- **WHAT YOU HAVE TO DO**
Pictures stay out of this copy, which runs from the first line of the material through the line containing "(620,307) rectangle (1008,612);".
▬▬▬▬▬▬▬▬▬▬
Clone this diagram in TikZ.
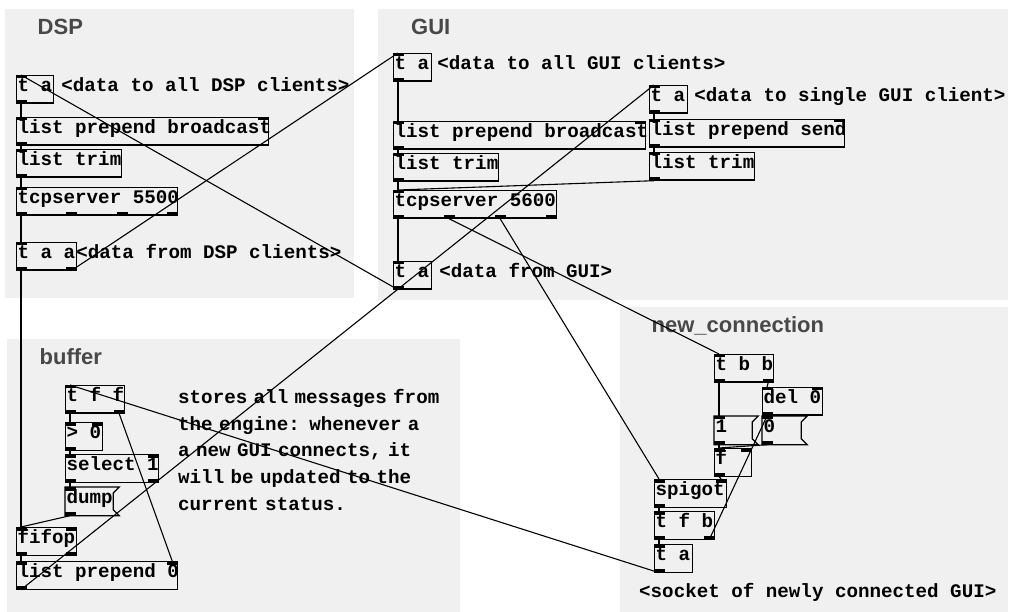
\documentclass[tikz,border=0pt]{standalone}
\usepackage{fontspec}
\usepackage{tikz}
\usetikzlibrary{calc, positioning}

\newfontfamily\pdmono{Liberation Mono}
\newfontfamily\pdsans{Liberation Sans}

\definecolor{canvasgray}{RGB}{240,240,240}
\definecolor{labelgray}{RGB}{72,72,72}

% box text, left aligned in a box of given width
\newcommand{\pdbox}[2]{\makebox[#1pt][l]{\hspace{1pt}#2}}
% inlets / outlets at fractions of the box width
\newcommand{\inlets}[2]{\foreach \f in {#2} {\fill ($(#1.north west)!\f!([xshift=-11pt]#1.north east)$) rectangle +(11pt,-3.5pt);}}
\newcommand{\outlets}[2]{\foreach \f in {#2} {\fill ($(#1.south west)!\f!([xshift=-11pt]#1.south east)$) rectangle +(11pt,3.5pt);}}
% patch cord: outlet of #1 to inlet of #3
\newcommand{\cord}[4]{\draw[cord] ($(#1.south west)!#2!([xshift=-11pt]#1.south east)+(5pt,0pt)$) -- ($(#3.north west)!#4!([xshift=-11pt]#3.north east)+(5pt,0pt)$);}
% message box outline
\newcommand{\msgflag}[1]{\draw[boxline] (#1.north west) -- (#1.north east) -- ([shift={(-6pt,-6pt)}]#1.north east) -- ([shift={(-6pt,6pt)}]#1.south east) -- (#1.south east) -- (#1.south west) -- cycle;}

\begin{document}
\begin{tikzpicture}[x=1pt, y=-1pt,
  canvas/.style={fill=canvasgray, draw=none},
  pdlabel/.style={anchor=base west, inner sep=0pt, text=labelgray, font=\pdsans\bfseries\fontsize{22}{26}\selectfont},
  boxline/.style={line width=1.2pt},
  pdobj/.style={draw, boxline, anchor=north west, inner sep=0pt, minimum height=27.5pt, text height=11.5pt, text depth=6.5pt, font=\pdmono\bfseries\fontsize{19.2}{22}\selectfont},
  pdmsg/.style={pdobj, draw=none},
  pdcomment/.style={anchor=base west, inner sep=0pt, font=\pdmono\bfseries\fontsize{19.2}{26.75}\selectfont},
  cord/.style={line width=1.1pt}]
\useasboundingbox (0,0) rectangle (1010,612);

% subpatch canvases
\fill[canvas] (5,9) rectangle (354,298);
\fill[canvas] (378,9) rectangle (1008,300);
\fill[canvas] (7,339) rectangle (460,612);
\fill[canvas] (620,307) rectangle (1008,612);

\node[pdlabel] (dsplabel) at (37.5,35) {DSP};
\node[pdlabel] (guilabel) at (411,35) {GUI};
\node[pdlabel] (bufferlabel) at (39.5,365) {buffer};
\node[pdlabel] (newlabel) at (651.5,333) {new\_connection};

% DSP
\node[pdobj] (dspta) at (16,75) {\pdbox{37}{t a}};
\node[pdobj] (dspprepend) at (16,117) {\pdbox{252}{list prepend broadcast}};
\node[pdobj] (dsptrim) at (16,149) {\pdbox{105}{list trim}};
\node[pdobj] (dsptcp) at (16,187) {\pdbox{161}{tcpserver 5500}};
\node[pdobj] (dsptaa) at (16,242) {\pdbox{60}{t a a}};
\node[pdcomment] (dsptocomment) at ([xshift=7pt]dspta.base east) {<data to all DSP clients>};
\node[pdcomment] (dspfromcomment) at ([xshift=-1pt]dsptaa.base east) {<data from DSP clients>};

% GUI
\node[pdobj] (guita) at (393,53) {\pdbox{38}{t a}};
\node[pdobj] (guiprepend) at (393,121) {\pdbox{252}{list prepend broadcast}};
\node[pdobj] (guitrim) at (393,153) {\pdbox{105}{list trim}};
\node[pdobj] (guitcp) at (393,190) {\pdbox{163}{tcpserver 5600}};
\node[pdobj] (guifrom) at (393,261) {\pdbox{38}{t a}};
\node[pdobj] (singleta) at (649,85) {\pdbox{38}{t a}};
\node[pdobj] (sendprepend) at (649,119) {\pdbox{195}{list prepend send}};
\node[pdobj] (sendtrim) at (649,152) {\pdbox{105}{list trim}};
\node[pdcomment] (guitocomment) at ([xshift=5pt]guita.base east) {<data to all GUI clients>};
\node[pdcomment] (singlecomment) at ([xshift=6pt]singleta.base east) {<data to single GUI client>};
\node[pdcomment] (guifromcomment) at ([xshift=7pt]guifrom.base east) {<data from GUI>};

% buffer
\node[pdobj] (tff) at (65,385) {\pdbox{59}{t f f}};
\node[pdobj] (gtzero) at (65,422) {\pdbox{37}{> 0}};
\node[pdobj] (sel) at (65,454) {\pdbox{93}{select 1}};
\node[pdmsg] (dump) at (65,487) {\pdbox{53}{dump}};
\node[pdobj] (fifop) at (16,527) {\pdbox{60}{fifop}};
\node[pdobj] (lpzero) at (16,561) {\pdbox{161}{list prepend 0}};
\node[pdcomment, text width=290pt, align=left] (buffercomment) at (178,403.5)
  {stores all messages from\\the engine: whenever a\\a new GUI connects, it\\will be updated to the\\current status.};

% new_connection
\node[pdobj] (tbb) at (714,354) {\pdbox{59}{t b b}};
\node[pdobj] (del) at (762,387) {\pdbox{60}{del 0}};
\node[pdmsg] (one) at (714,416) {\pdbox{43}{1}};
\node[pdmsg] (zero) at (762,416) {\pdbox{44}{0}};
\node[pdobj] (flt) at (714,448) {\pdbox{37}{f}};
\node[pdobj] (spigot) at (654,479) {\pdbox{72}{spigot}};
\node[pdobj] (tfb) at (654,511) {\pdbox{60}{t f b}};
\node[pdobj] (newta) at (654,544) {\pdbox{38}{t a}};
\node[pdcomment] (socketcomment) at (639,597) {<socket of newly connected GUI>};

\msgflag{dump}
\msgflag{one}
\msgflag{zero}

% inlets and outlets
\inlets{dspta}{0} \outlets{dspta}{0}
\inlets{dspprepend}{0,1} \outlets{dspprepend}{0}
\inlets{dsptrim}{0} \outlets{dsptrim}{0}
\inlets{dsptcp}{0} \outlets{dsptcp}{0,0.3333,0.6667,1}
\inlets{dsptaa}{0} \outlets{dsptaa}{0,1}
\inlets{guita}{0} \outlets{guita}{0}
\inlets{guiprepend}{0,1} \outlets{guiprepend}{0}
\inlets{guitrim}{0} \outlets{guitrim}{0}
\inlets{guitcp}{0} \outlets{guitcp}{0,0.3333,0.6667,1}
\inlets{guifrom}{0} \outlets{guifrom}{0}
\inlets{singleta}{0} \outlets{singleta}{0}
\inlets{sendprepend}{0,1} \outlets{sendprepend}{0}
\inlets{sendtrim}{0} \outlets{sendtrim}{0}
\inlets{tff}{0} \outlets{tff}{0,1}
\inlets{gtzero}{0,1} \outlets{gtzero}{0}
\inlets{sel}{0,1} \outlets{sel}{0,1}
\inlets{dump}{0} \outlets{dump}{0}
\inlets{fifop}{0,1} \outlets{fifop}{0,1}
\inlets{lpzero}{0,1} \outlets{lpzero}{0}
\inlets{tbb}{0} \outlets{tbb}{0,1}
\inlets{del}{0,1} \outlets{del}{0}
\inlets{one}{0} \outlets{one}{0}
\inlets{zero}{0} \outlets{zero}{0}
\inlets{flt}{0,1} \outlets{flt}{0}
\inlets{spigot}{0,1} \outlets{spigot}{0}
\inlets{tfb}{0} \outlets{tfb}{0,1}
\inlets{newta}{0} \outlets{newta}{0}

% patch cords
\cord{dspta}{0}{dspprepend}{0}
\cord{dspprepend}{0}{dsptrim}{0}
\cord{dsptrim}{0}{dsptcp}{0}
\cord{dsptcp}{0}{dsptaa}{0}
\cord{dsptaa}{0}{fifop}{0}
\cord{dsptaa}{1}{guita}{0}
\cord{guifrom}{0}{dspta}{0}
\cord{guita}{0}{guiprepend}{0}
\cord{guiprepend}{0}{guitrim}{0}
\cord{guitrim}{0}{guitcp}{0}
\cord{guitcp}{0}{guifrom}{0}
\cord{singleta}{0}{sendprepend}{0}
\cord{sendprepend}{0}{sendtrim}{0}
\cord{sendtrim}{0}{guitcp}{0}
\cord{guitcp}{0.3333}{tbb}{0}
\cord{guitcp}{0.6667}{spigot}{0}
\cord{lpzero}{0}{singleta}{0}
\cord{newta}{0}{tff}{0}
\cord{tff}{1}{lpzero}{1}
\cord{tff}{0}{gtzero}{0}
\cord{gtzero}{0}{sel}{0}
\cord{sel}{0}{dump}{0}
\cord{dump}{0}{fifop}{0}
\cord{fifop}{0}{lpzero}{0}
\cord{tbb}{0}{one}{0}
\cord{tbb}{1}{del}{0}
\cord{del}{0}{zero}{0}
\cord{one}{0}{flt}{0}
\cord{zero}{0}{flt}{0}
\cord{flt}{0}{spigot}{1}
\cord{tfb}{1}{zero}{0}
\cord{spigot}{0}{tfb}{0}
\cord{tfb}{0}{newta}{0}

\end{tikzpicture}
\end{document}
▬▬▬▬▬▬▬▬▬▬
- **RESULT OF THIS TASK**
Clone this diagram in TikZ.
\documentclass[tikz,border=0pt]{standalone}
\usepackage{fontspec}
\usepackage{tikz}
\usetikzlibrary{calc, positioning}

\newfontfamily\pdmono{Liberation Mono}
\newfontfamily\pdsans{Liberation Sans}

\definecolor{canvasgray}{RGB}{240,240,240}
\definecolor{labelgray}{RGB}{72,72,72}

% box text, left aligned in a box of given width
\newcommand{\pdbox}[2]{\makebox[#1pt][l]{\hspace{1pt}#2}}
% inlets / outlets at fractions of the box width
\newcommand{\inlets}[2]{\foreach \f in {#2} {\fill ($(#1.north west)!\f!([xshift=-11pt]#1.north east)$) rectangle +(11pt,-3.5pt);}}
\newcommand{\outlets}[2]{\foreach \f in {#2} {\fill ($(#1.south west)!\f!([xshift=-11pt]#1.south east)$) rectangle +(11pt,3.5pt);}}
% patch cord: outlet of #1 to inlet of #3
\newcommand{\cord}[4]{\draw[cord] ($(#1.south west)!#2!([xshift=-11pt]#1.south east)+(5pt,0pt)$) -- ($(#3.north west)!#4!([xshift=-11pt]#3.north east)+(5pt,0pt)$);}
% message box outline
\newcommand{\msgflag}[1]{\draw[boxline] (#1.north west) -- (#1.north east) -- ([shift={(-6pt,-6pt)}]#1.north east) -- ([shift={(-6pt,6pt)}]#1.south east) -- (#1.south east) -- (#1.south west) -- cycle;}

\begin{document}
\begin{tikzpicture}[x=1pt, y=-1pt,
  canvas/.style={fill=canvasgray, draw=none},
  pdlabel/.style={anchor=base west, inner sep=0pt, text=labelgray, font=\pdsans\bfseries\fontsize{22}{26}\selectfont},
  boxline/.style={line width=1.2pt},
  pdobj/.style={draw, boxline, anchor=north west, inner sep=0pt, minimum height=27.5pt, text height=11.5pt, text depth=6.5pt, font=\pdmono\bfseries\fontsize{19.2}{22}\selectfont},
  pdmsg/.style={pdobj, draw=none},
  pdcomment/.style={anchor=base west, inner sep=0pt, font=\pdmono\bfseries\fontsize{19.2}{26.75}\selectfont},
  cord/.style={line width=1.1pt}]
\useasboundingbox (0,0) rectangle (1010,612);

% subpatch canvases
\fill[canvas] (5,9) rectangle (354,298);
\fill[canvas] (378,9) rectangle (1008,300);
\fill[canvas] (7,339) rectangle (460,612);
\fill[canvas] (620,307) rectangle (1008,612);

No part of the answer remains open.